Recently, an ISV partner that I was working with showed me how they had used lazy initialization to significantly improve the responsiveness of their Force.com application. This partner's application has a number of very sophisticated Visualforce pages that are embedded in to the Account, Contact and Opportunity detail pages, like the image below:

Depending on the amount of data to be displayed, these embedded Visualforce pages will sometimes take several seconds to fully render. For most browsers, this long render time doesn't cause any interaction problems in the detail page. Unfortunately, this ISV discovered that in some scenarios, the parent detail page will render immediately, but that it will then become unresponsive while the browser works to load the embedded Visualforce page. Their page loading timeline originally looked like this:

To improve the responsiveness of their application, this ISV came up with a very simple and creative solution. Instead of embedding their sophisticated Visualforce pages in to the Account, Contact and Opportunity detail pages directly, the ISV created new "redirect" pages and embedded these pages in to the Account, Contact and Opportunity detail pages. These redirect pages do not display any data or any graphics. All that they do is redirect to the embedded Visualforce pages.
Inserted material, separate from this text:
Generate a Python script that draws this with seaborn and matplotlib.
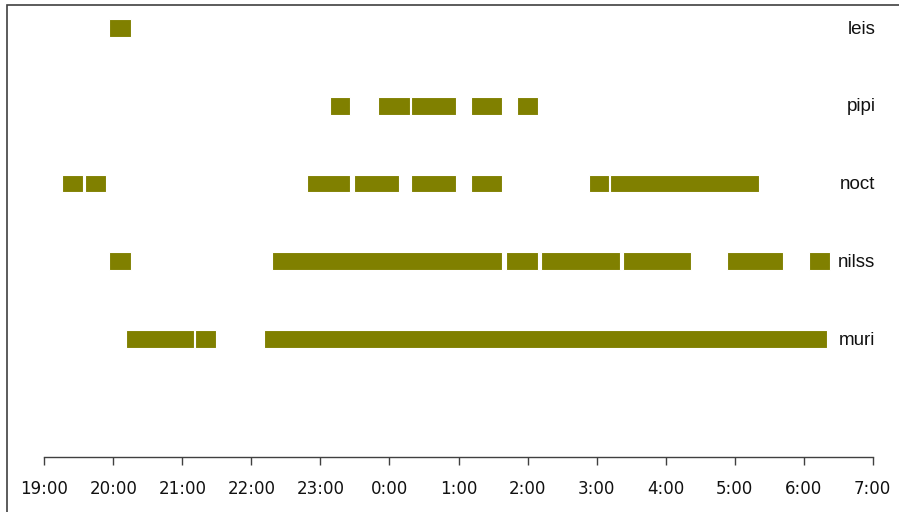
import matplotlib
matplotlib.use("Agg")
import matplotlib.pyplot as plt
import seaborn as sns
import pandas as pd
from matplotlib.patches import Rectangle

# ---- data (start / end clock times of each activity segment) ----
species = ["leis", "pipi", "noct", "nilss", "muri"]

leis_start = ["19:56"]
leis_end = ["20:15"]

pipi_start = ["23:08", "23:50", "0:19", "1:11", "1:51"]
pipi_end = ["23:26", "0:18", "0:58", "1:38", "2:09"]

noct_start = ["19:15", "19:35", "22:48", "23:29", "0:19", "1:11", "2:53", "3:12"]
noct_end = ["19:34", "19:54", "23:26", "0:08", "0:58", "1:38", "3:11", "5:21"]

nilss_start = ["19:56", "22:18", "1:41", "2:12", "3:23", "4:53", "6:05"]
nilss_end = ["20:15", "1:38", "2:09", "3:20", "4:22", "5:42", "6:23"]

muri_start = ["20:11", "21:11", "22:11"]
muri_end = ["21:10", "21:29", "6:20"]

tick_labels = ["19:00", "20:00", "21:00", "22:00", "23:00", "0:00", "1:00",
               "2:00", "3:00", "4:00", "5:00", "6:00", "7:00"]


def to_hours(t):
    """hours elapsed since 19:00"""
    h, m = (int(v) for v in t.split(":"))
    x = h + m / 60.0 - 19
    if x < 0:
        x += 24
    return x


rows = []
for name, st, en in [("leis", leis_start, leis_end), ("pipi", pipi_start, pipi_end),
                     ("noct", noct_start, noct_end), ("nilss", nilss_start, nilss_end),
                     ("muri", muri_start, muri_end)]:
    for s, e in zip(st, en):
        rows.append({"species": name, "start": to_hours(s), "end": to_hours(e)})
df = pd.DataFrame(rows)
df["dur"] = df["end"] - df["start"]

sns.set_theme(style="white")
plt.rcParams["font.family"] = ["DejaVu Sans"]

W, H = 899, 512
fig = plt.figure(figsize=(W / 100, H / 100), dpi=100)
ax = fig.add_axes([44.3 / W, 1 - 457.3 / H, (872.7 - 44.3) / W, (457.3 - 5) / H])

ypos = {"leis": 5, "pipi": 4, "noct": 3, "nilss": 2, "muri": 1}
bar_h = 0.228
olive = "#808000"
for name in species:
    sub = df[df["species"] == name]
    ax.broken_barh(list(zip(sub["start"], sub["dur"])), (ypos[name] - bar_h / 2, bar_h),
                   facecolors=olive, edgecolor="white", linewidth=0.8)
    ax.text(12.04, ypos[name] - 0.015, name, ha="right", va="center",
            fontsize=13.5, family=["Liberation Sans"], color="#111111", clip_on=False)

ax.set_xlim(0, 12)
ax.set_ylim(-0.5216, 5.296)
ax.set_xticks(range(len(tick_labels)))
ax.set_xticklabels(tick_labels, fontsize=12, color="#111111")
ax.set_yticks([])
ax.tick_params(axis="x", direction="out", length=6, width=1, color="#404040",
               bottom=True, pad=10)
sns.despine(ax=ax, left=True, top=True, right=True)
ax.spines["bottom"].set_color("#404040")
ax.spines["bottom"].set_linewidth(1)

# outer chart-area frame (left and top edges visible)
fig.patches.append(Rectangle((7 / W, -0.2), 1.2, 1 - 5 / H + 0.2,
                             transform=fig.transFigure, fill=False,
                             edgecolor="#404040", linewidth=1.2))

fig.savefig("out.png", dpi=100)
By adding this extra step, the parent detail page continues to be responsive to the user while the embedded Visualforce page loads in the background. Notice in the timeline below that the detail page becomes responsive at a much earlier point:

There is another potential solution that this ISV considered as well. They could have elected to only display their embedded Visualforce pages in response to a user pressing a button. The button-push solution is the more efficient solution since it doesn't double the number of pages being loaded, but it also has the disadvantage of requiring the user to take an action. Either solution is valid.